-- START OF Provided data --
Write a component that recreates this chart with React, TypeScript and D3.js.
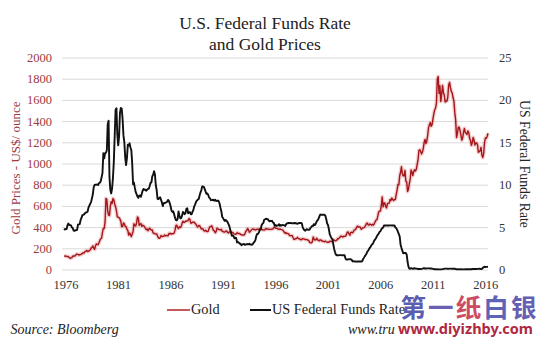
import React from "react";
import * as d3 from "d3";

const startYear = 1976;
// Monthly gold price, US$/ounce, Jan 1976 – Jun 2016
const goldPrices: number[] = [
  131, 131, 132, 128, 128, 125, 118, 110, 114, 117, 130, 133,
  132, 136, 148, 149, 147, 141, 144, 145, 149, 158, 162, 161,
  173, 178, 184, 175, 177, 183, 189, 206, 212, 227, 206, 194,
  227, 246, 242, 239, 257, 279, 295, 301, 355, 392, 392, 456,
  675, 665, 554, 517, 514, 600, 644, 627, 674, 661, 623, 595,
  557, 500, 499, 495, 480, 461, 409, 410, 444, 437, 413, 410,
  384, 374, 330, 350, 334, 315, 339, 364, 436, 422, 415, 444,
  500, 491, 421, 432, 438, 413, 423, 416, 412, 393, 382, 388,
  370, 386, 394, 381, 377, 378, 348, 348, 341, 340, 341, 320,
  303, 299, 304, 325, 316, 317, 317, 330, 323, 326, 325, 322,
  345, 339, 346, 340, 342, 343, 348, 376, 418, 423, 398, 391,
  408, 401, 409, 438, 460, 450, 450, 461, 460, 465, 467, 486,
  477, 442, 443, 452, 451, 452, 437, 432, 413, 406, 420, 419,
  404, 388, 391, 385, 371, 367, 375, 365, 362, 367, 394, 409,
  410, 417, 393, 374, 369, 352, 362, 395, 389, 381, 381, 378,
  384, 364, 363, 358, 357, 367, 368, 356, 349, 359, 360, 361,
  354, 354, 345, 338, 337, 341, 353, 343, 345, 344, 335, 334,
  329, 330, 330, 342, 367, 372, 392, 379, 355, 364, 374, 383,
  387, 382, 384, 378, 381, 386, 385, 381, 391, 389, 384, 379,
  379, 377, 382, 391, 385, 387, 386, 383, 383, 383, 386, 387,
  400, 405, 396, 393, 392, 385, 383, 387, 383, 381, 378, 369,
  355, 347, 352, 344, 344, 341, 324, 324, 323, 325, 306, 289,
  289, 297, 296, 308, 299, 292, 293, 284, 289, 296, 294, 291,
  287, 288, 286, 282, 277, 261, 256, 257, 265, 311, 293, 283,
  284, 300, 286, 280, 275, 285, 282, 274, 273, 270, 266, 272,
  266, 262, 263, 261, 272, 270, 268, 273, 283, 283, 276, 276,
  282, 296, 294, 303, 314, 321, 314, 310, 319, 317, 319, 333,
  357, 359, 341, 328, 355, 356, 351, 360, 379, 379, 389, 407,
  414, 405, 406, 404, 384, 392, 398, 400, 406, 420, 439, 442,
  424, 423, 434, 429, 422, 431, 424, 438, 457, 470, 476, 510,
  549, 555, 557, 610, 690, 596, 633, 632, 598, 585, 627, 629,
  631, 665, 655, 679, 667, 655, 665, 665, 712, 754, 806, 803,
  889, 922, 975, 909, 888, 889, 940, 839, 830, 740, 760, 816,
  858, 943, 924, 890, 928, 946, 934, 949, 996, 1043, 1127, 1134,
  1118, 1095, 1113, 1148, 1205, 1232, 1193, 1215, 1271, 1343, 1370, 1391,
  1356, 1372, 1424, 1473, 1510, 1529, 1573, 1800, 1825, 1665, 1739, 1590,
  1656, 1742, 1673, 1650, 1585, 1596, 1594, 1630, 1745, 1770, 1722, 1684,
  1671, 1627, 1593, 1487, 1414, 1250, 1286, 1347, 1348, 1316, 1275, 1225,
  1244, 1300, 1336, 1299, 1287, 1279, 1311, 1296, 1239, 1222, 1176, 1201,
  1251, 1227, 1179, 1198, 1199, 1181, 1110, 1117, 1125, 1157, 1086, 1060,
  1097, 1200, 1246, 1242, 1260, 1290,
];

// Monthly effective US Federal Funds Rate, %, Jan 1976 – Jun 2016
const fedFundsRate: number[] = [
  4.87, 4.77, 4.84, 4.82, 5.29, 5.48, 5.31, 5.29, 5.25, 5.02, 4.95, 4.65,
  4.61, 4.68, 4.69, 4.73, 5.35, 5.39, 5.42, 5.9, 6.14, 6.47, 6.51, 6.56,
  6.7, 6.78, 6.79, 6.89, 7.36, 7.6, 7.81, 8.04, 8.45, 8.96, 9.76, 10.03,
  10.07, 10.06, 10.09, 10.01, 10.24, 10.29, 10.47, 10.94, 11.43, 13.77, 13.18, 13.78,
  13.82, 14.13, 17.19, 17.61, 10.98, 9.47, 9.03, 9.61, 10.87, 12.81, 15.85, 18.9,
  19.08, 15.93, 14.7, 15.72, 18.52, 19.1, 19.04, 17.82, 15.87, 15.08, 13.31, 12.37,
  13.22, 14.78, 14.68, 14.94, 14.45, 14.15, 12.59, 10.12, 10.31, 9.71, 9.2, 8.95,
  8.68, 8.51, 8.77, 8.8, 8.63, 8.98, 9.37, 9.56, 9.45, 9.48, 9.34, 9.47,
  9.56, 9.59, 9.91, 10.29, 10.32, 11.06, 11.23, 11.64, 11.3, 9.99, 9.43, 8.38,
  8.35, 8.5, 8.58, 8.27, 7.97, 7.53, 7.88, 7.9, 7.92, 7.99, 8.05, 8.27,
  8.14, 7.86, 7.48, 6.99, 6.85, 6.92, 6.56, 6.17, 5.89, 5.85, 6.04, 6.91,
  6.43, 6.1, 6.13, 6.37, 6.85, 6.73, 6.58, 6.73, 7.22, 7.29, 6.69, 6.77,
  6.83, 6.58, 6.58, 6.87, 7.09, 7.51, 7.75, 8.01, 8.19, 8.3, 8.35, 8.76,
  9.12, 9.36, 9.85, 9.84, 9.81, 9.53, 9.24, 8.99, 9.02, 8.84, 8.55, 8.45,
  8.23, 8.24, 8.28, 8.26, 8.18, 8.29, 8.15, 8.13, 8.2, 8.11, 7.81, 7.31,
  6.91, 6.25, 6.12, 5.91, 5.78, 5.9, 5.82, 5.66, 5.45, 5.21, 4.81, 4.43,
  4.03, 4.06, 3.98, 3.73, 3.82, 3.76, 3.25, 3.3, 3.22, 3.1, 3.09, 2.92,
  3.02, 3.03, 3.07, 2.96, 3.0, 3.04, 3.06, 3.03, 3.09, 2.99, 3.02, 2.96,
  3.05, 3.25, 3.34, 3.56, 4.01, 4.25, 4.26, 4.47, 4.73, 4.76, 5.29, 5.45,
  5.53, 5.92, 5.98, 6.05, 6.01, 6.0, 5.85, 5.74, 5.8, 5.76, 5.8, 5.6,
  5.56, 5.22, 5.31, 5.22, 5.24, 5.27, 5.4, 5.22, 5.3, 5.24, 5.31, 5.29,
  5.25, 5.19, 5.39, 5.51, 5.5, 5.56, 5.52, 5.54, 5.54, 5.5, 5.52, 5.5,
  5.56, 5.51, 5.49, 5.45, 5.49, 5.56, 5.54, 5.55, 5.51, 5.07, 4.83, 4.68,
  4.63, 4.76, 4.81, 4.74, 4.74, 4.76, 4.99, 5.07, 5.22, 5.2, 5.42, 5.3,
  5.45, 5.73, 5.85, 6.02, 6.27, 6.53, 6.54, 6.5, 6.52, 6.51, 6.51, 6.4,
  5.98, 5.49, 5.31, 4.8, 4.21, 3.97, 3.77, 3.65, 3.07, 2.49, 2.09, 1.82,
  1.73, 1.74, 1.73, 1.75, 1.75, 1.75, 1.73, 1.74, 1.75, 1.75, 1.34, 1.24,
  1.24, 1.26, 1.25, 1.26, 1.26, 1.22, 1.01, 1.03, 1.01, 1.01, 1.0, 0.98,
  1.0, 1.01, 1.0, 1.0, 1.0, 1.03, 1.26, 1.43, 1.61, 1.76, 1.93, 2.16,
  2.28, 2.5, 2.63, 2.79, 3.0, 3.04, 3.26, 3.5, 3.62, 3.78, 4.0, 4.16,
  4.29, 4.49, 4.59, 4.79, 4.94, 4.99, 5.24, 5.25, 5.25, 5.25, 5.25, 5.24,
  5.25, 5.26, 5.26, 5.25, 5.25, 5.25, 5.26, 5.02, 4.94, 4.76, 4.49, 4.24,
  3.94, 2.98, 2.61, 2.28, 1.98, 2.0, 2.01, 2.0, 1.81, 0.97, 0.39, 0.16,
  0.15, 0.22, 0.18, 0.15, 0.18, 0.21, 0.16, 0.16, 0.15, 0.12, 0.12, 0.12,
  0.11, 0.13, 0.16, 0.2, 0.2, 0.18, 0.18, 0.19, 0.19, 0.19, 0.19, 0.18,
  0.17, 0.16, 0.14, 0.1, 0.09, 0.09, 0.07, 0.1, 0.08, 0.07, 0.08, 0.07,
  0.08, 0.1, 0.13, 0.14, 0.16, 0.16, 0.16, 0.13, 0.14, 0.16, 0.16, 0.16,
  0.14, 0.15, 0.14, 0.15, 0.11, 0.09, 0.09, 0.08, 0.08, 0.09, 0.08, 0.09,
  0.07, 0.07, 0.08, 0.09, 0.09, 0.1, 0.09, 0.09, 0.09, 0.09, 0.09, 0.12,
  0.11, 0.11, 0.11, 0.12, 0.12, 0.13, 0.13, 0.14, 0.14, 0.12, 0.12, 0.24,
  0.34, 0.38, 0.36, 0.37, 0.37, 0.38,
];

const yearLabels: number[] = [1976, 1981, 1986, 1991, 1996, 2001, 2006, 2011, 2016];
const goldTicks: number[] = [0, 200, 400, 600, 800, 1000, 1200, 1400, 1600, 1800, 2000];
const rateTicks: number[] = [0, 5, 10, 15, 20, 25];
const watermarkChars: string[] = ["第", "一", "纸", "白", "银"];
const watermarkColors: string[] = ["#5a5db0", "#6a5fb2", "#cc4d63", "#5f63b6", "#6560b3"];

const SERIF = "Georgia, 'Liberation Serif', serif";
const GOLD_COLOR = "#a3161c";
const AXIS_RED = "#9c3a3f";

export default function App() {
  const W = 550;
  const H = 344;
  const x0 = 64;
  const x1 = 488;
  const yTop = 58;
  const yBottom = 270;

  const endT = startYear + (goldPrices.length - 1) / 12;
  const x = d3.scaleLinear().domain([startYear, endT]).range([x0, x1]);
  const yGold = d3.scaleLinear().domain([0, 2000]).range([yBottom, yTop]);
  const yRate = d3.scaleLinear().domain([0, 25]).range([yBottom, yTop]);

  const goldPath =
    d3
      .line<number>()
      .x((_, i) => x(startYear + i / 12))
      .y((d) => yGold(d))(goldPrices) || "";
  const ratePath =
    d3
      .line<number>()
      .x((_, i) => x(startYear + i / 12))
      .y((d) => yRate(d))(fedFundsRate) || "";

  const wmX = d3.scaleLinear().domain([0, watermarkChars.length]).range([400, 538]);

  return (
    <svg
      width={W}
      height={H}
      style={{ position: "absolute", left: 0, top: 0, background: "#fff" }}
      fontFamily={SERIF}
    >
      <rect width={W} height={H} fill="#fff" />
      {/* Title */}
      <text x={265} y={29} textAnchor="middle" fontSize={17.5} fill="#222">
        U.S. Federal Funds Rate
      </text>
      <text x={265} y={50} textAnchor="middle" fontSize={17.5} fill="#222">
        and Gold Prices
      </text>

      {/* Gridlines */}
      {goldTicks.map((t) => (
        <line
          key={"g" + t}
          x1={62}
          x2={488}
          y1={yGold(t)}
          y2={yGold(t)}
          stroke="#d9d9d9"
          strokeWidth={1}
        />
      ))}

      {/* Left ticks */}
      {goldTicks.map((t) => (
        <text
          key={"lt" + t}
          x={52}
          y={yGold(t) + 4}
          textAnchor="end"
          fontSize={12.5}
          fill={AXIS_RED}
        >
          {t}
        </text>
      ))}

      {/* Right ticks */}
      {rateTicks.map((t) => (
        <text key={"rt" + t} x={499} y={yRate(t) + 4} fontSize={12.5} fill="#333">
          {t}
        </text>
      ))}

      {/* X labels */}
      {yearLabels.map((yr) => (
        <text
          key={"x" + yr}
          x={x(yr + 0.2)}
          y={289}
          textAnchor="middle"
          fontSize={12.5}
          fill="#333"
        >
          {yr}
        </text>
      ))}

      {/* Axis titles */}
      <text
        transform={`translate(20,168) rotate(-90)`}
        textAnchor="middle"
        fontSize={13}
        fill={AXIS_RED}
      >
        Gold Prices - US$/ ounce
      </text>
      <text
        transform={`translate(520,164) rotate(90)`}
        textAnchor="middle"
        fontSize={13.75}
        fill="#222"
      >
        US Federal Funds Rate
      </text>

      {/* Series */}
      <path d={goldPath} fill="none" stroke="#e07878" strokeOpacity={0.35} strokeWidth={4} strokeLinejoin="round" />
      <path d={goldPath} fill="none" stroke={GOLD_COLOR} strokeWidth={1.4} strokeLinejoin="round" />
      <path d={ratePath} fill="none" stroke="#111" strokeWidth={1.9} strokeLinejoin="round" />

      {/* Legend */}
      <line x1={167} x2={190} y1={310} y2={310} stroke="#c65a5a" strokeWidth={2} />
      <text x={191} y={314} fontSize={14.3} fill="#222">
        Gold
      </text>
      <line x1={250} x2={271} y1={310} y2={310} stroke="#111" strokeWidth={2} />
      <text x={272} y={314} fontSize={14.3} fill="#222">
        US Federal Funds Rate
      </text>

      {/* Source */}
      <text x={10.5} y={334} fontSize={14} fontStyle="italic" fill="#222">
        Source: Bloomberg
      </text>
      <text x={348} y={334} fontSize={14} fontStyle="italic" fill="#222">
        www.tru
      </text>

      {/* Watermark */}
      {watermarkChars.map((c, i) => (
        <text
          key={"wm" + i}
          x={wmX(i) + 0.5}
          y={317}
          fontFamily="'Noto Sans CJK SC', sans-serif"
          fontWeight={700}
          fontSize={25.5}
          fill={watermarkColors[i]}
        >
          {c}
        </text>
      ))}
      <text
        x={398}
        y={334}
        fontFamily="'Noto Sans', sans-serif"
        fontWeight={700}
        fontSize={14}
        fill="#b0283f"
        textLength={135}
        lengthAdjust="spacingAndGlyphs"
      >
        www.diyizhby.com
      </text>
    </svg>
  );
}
-- END OF Provided data --
* Directive *
Return only the lines running from the top of the data to the line that holds "import * as". Include both of those lines, but skip the pictures.

* Response to this exercise *
Write a component that recreates this chart with React, TypeScript and D3.js.
import React from "react";
import * as d3 from "d3";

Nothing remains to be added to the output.